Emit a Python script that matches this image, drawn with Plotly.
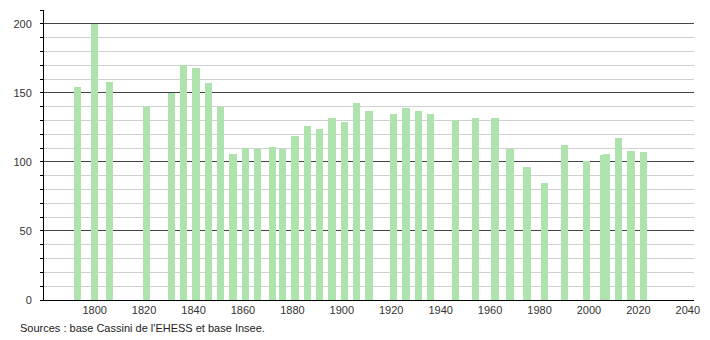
import plotly.graph_objects as go

years = [1793, 1800, 1806, 1821, 1831, 1836, 1841, 1846, 1851, 1856, 1861, 1866,
         1872, 1876, 1881, 1886, 1891, 1896, 1901, 1906, 1911, 1921, 1926, 1931,
         1936, 1946, 1954, 1962, 1968, 1975, 1982, 1990, 1999, 2006, 2007, 2012,
         2017, 2022]
population = [154, 200, 158, 140, 150, 170, 168, 157, 140, 106, 110, 109,
              111, 109, 119, 126, 124, 132, 129, 143, 137, 135, 139, 137,
              135, 130, 132, 132, 109, 96, 85, 112, 101, 105, 106, 117,
              108, 107]
x_ticks = [1800, 1820, 1840, 1860, 1880, 1900, 1920, 1940, 1960, 1980, 2000, 2020, 2040]
y_ticks = [0, 50, 100, 150, 200]
source_text = "Sources : base Cassini de l'EHESS et base Insee."

fig = go.Figure()
fig.add_trace(go.Bar(
    x=years, y=population, width=3,
    marker=dict(color="rgb(174,227,174)", line=dict(width=0)),
    hoverinfo="x+y",
))

font = dict(family="Liberation Sans, Arial, sans-serif", size=11, color="#333")

fig.update_layout(
    width=710, height=340,
    margin=dict(l=44, r=10, t=10, b=40),
    paper_bgcolor="white", plot_bgcolor="white",
    showlegend=False, bargap=0,
    font=font,
    xaxis=dict(
        range=[1779.5, 2042.5], tickmode="array", tickvals=x_ticks,
        showgrid=False, zeroline=False, showline=True, linecolor="black",
        linewidth=1, ticks="", tickfont=font,
    ),
    yaxis=dict(
        range=[0, 210], tickmode="array", tickvals=y_ticks,
        showgrid=True, gridcolor="#444", gridwidth=1, zeroline=False,
        showline=True, linecolor="black", linewidth=1,
        ticks="outside", ticklen=3, tickcolor="black", tickfont=font,
        ticklabelstandoff=6,
        minor=dict(dtick=10, tick0=0, showgrid=True, gridcolor="#cfcfcf",
                   gridwidth=1, ticks="outside", ticklen=3, tickcolor="black"),
        layer="below traces",
    ),
)
fig.add_annotation(
    text=source_text, xref="paper", yref="paper",
    x=(18 - 44) / 656, y=-28 / 290, xanchor="left", yanchor="middle",
    showarrow=False, font=dict(family="Liberation Sans, Arial, sans-serif", size=11, color="#222"),
)
fig.write_html("out.html")
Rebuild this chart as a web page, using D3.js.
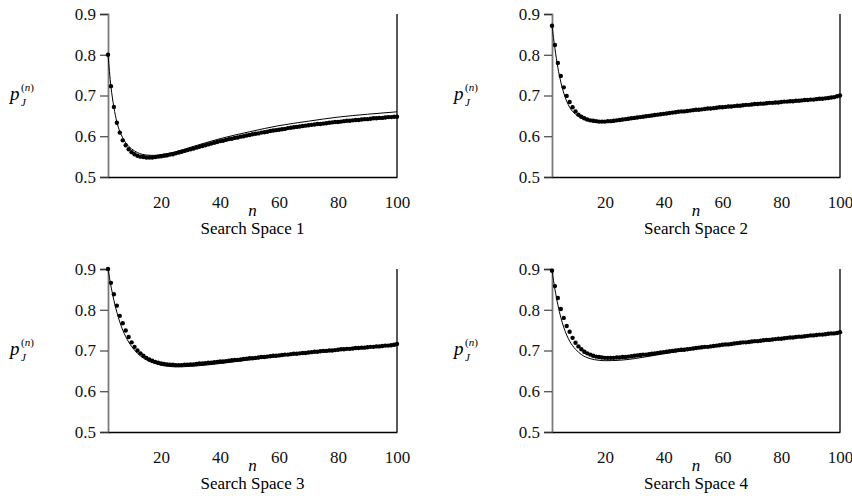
<!DOCTYPE html>
<html><head><meta charset="utf-8">
<script src="https://cdn.jsdelivr.net/npm/d3@7/dist/d3.min.js"></script>
<style>body{margin:0;background:#fff}svg{display:block}</style>
</head><body><svg id="c" width="852" height="496"></svg>
<script>
// n values: dots are drawn for n = 2..100
const nStart = 2, nEnd = 100;
const xTicks = [20, 40, 60, 80, 100];
const yTicks = [0.5, 0.6, 0.7, 0.8, 0.9];
const titles = ["Search Space 1", "Search Space 2", "Search Space 3", "Search Space 4"];

// simulated (dots), n = 2..100
const dots1 = [0.800,0.723,0.672,0.633,0.609,0.590,0.578,0.568,0.561,0.556,0.552,0.550,0.549,0.548,0.548,0.548,0.549,0.550,0.551,
 0.552,0.553,0.555,0.556,0.558,0.560,0.562,0.564,0.566,0.568,
 0.570,0.572,0.574,0.576,0.578,0.580,0.582,0.584,0.586,0.588,
 0.589,0.591,0.593,0.594,0.596,0.597,0.599,0.600,0.602,0.603,
 0.605,0.606,0.607,0.609,0.610,0.611,0.613,0.614,0.615,0.616,
 0.617,0.618,0.620,0.621,0.622,0.623,0.624,0.625,0.626,0.627,
 0.628,0.629,0.630,0.630,0.631,0.632,0.633,0.634,0.635,0.635,
 0.636,0.637,0.638,0.638,0.639,0.640,0.640,0.641,0.642,0.642,
 0.643,0.644,0.644,0.645,0.645,0.646,0.647,0.647,0.648,0.648];
const dots2 = [0.871,0.824,0.780,0.748,0.720,0.699,0.684,0.671,0.661,0.653,
 0.648,0.644,0.641,0.639,0.638,0.637,0.636,0.636,0.636,
 0.637,0.637,0.638,0.639,0.640,0.641,0.642,0.643,0.644,0.645,
 0.646,0.647,0.648,0.649,0.650,0.651,0.652,0.653,0.654,0.655,
 0.656,0.657,0.658,0.659,0.660,0.661,0.661,0.662,0.663,0.664,
 0.665,0.665,0.666,0.667,0.668,0.668,0.669,0.670,0.671,0.671,
 0.672,0.673,0.673,0.674,0.675,0.675,0.676,0.677,0.677,0.678,
 0.679,0.679,0.680,0.680,0.681,0.682,0.682,0.683,0.683,0.684,
 0.685,0.685,0.686,0.686,0.687,0.687,0.688,0.689,0.689,0.690,
 0.690,0.691,0.692,0.692,0.693,0.694,0.695,0.696,0.698,0.700];
const dots3 = [0.900,0.866,0.838,0.810,0.785,0.767,0.749,0.733,0.720,
 0.709,0.700,0.693,0.687,0.682,0.678,0.675,0.672,0.670,0.668,
 0.667,0.666,0.665,0.665,0.664,0.664,0.664,0.665,0.665,0.666,
 0.666,0.667,0.668,0.668,0.669,0.670,0.670,0.671,0.672,0.673,
 0.673,0.674,0.675,0.676,0.677,0.677,0.678,0.679,0.680,0.681,
 0.681,0.682,0.683,0.684,0.684,0.685,0.686,0.687,0.687,0.688,
 0.689,0.690,0.690,0.691,0.692,0.692,0.693,0.694,0.694,0.695,
 0.696,0.697,0.697,0.698,0.699,0.699,0.700,0.700,0.701,0.702,
 0.703,0.703,0.704,0.704,0.705,0.706,0.706,0.707,0.707,0.708,
 0.709,0.709,0.710,0.710,0.711,0.712,0.712,0.713,0.714,0.716];
const dots4 = [0.896,0.858,0.829,0.802,0.780,0.760,0.746,0.731,0.719,
 0.710,0.703,0.697,0.693,0.690,0.687,0.685,0.684,0.683,0.682,
 0.682,0.682,0.682,0.683,0.683,0.684,0.684,0.685,0.686,0.687,
 0.688,0.689,0.690,0.690,0.691,0.692,0.693,0.694,0.695,0.696,
 0.697,0.698,0.699,0.700,0.701,0.702,0.702,0.703,0.704,0.705,
 0.706,0.707,0.708,0.709,0.709,0.710,0.711,0.712,0.713,0.714,
 0.715,0.715,0.716,0.717,0.718,0.719,0.720,0.720,0.721,0.722,
 0.723,0.723,0.724,0.725,0.726,0.726,0.727,0.728,0.729,0.729,
 0.730,0.731,0.732,0.732,0.733,0.734,0.734,0.735,0.736,0.737,
 0.737,0.738,0.739,0.739,0.740,0.741,0.742,0.742,0.743,0.745];

// analytical curves (solid lines)
const lineN  = [2,3,4,5,6,7,8,10,12,15,18,20,25,30,40,50,60,70,80,90,100];
const line1 = [0.800,0.722,0.671,0.635,0.612,0.596,0.584,0.569,0.560,0.554,0.553,0.555,0.562,0.573,0.594,0.611,0.626,0.637,0.647,0.654,0.660];
const line2 = [0.871,0.815,0.768,0.733,0.706,0.686,0.671,0.654,0.644,0.637,0.634,0.634,0.637,0.643,0.654,0.663,0.671,0.678,0.685,0.692,0.699];
const line3 = [0.900,0.858,0.823,0.794,0.770,0.750,0.734,0.710,0.693,0.677,0.668,0.664,0.660,0.661,0.668,0.677,0.686,0.694,0.701,0.707,0.712];
const line4 = [0.896,0.850,0.812,0.781,0.757,0.738,0.723,0.703,0.690,0.680,0.676,0.675,0.676,0.680,0.692,0.703,0.713,0.722,0.730,0.737,0.743];

const dotsAll = [dots1, dots2, dots3, dots4];
const linesAll = [line1, line2, line3, line4];

const svg = d3.select("#c");
const FONT = "'Liberation Serif','Times New Roman',serif";
const panels = [
  {x0:108, x1:397, yTop:14, yBot:177},
  {x0:552, x1:840, yTop:14, yBot:177},
  {x0:108, x1:397, yTop:269, yBot:432},
  {x0:552, x1:840, yTop:269, yBot:432}
];

panels.forEach((p, i) => {
  const x = d3.scaleLinear().domain([nStart, nEnd]).range([p.x0, p.x1]);
  const y = d3.scaleLinear().domain([0.5, 0.9]).range([p.yBot, p.yTop]);
  const g = svg.append("g");

  // y axis
  const ya = g.append("g").attr("transform", `translate(${p.x0},0)`)
    .call(d3.axisLeft(y).tickValues(yTicks).tickFormat(d3.format(".1f")).tickSize(8).tickPadding(4));
  ya.select(".domain").attr("stroke", "#7a7a7a").attr("stroke-width", 1.8);
  ya.selectAll(".tick line").attr("stroke", "#333").attr("stroke-width", 1.1);
  ya.selectAll("text").attr("font-family", FONT).attr("font-size", 17).attr("fill", "#111");

  // x axis
  const xa = g.append("g").attr("transform", `translate(0,${p.yBot})`)
    .call(d3.axisBottom(x).tickValues(xTicks).tickSize(0).tickPadding(19));
  xa.select(".domain").attr("stroke", "#000").attr("stroke-width", 1.3);
  xa.selectAll("text").attr("font-family", FONT).attr("font-size", 17).attr("fill", "#111");

  // right border
  g.append("line").attr("x1", p.x1).attr("x2", p.x1).attr("y1", y(0.9)).attr("y2", y(0.5))
    .attr("stroke", "#000").attr("stroke-width", 1.3);

  // line
  const ld = lineN.map((n, k) => [n, linesAll[i][k]]);
  g.append("path").datum(ld)
    .attr("d", d3.line().x(d => x(d[0])).y(d => y(d[1])).curve(d3.curveMonotoneX))
    .attr("fill", "none").attr("stroke", "#000").attr("stroke-width", 1);

  // dots
  g.append("g").selectAll("circle").data(dotsAll[i]).join("circle")
    .attr("cx", (d, k) => x(nStart + k)).attr("cy", d => y(d)).attr("r", 2.2).attr("fill", "#000");

  // x label & title
  const cx = (p.x0 + p.x1) / 2;
  g.append("text").attr("x", cx).attr("y", p.yBot + 39).attr("text-anchor", "middle")
    .attr("font-family", FONT).attr("font-style", "italic").attr("font-size", 17).text("n");
  g.append("text").attr("x", cx).attr("y", p.yBot + 57).attr("text-anchor", "middle")
    .attr("font-family", FONT).attr("font-size", 17).text(titles[i]);

  // y label p_J^(n): stacked subscript / superscript
  const ly = y(0.7) + 4;
  const lx = p.x0 - 98;
  g.append("text").attr("x", lx).attr("y", ly).attr("font-family", FONT)
    .attr("font-style", "italic").attr("font-size", 19).text("p");
  g.append("text").attr("x", lx + 11).attr("y", ly + 6).attr("font-family", FONT)
    .attr("font-style", "italic").attr("font-size", 11).text("J");
  const sup = g.append("text").attr("x", lx + 11).attr("y", ly - 9).attr("font-family", FONT).attr("font-size", 11);
  sup.append("tspan").text("(");
  sup.append("tspan").attr("font-style", "italic").text("n");
  sup.append("tspan").text(")");
});
</script></body></html>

^^^^^^^^^^^^^^^^

Your instructions
The lines from the start of the data through the line that contains "import plotly.graph_objects as go" are to be returned exactly, please, with both ends included and every picture left out.

Answer to this problem
Emit a Python script that matches this image, drawn with Plotly.
import plotly.graph_objects as go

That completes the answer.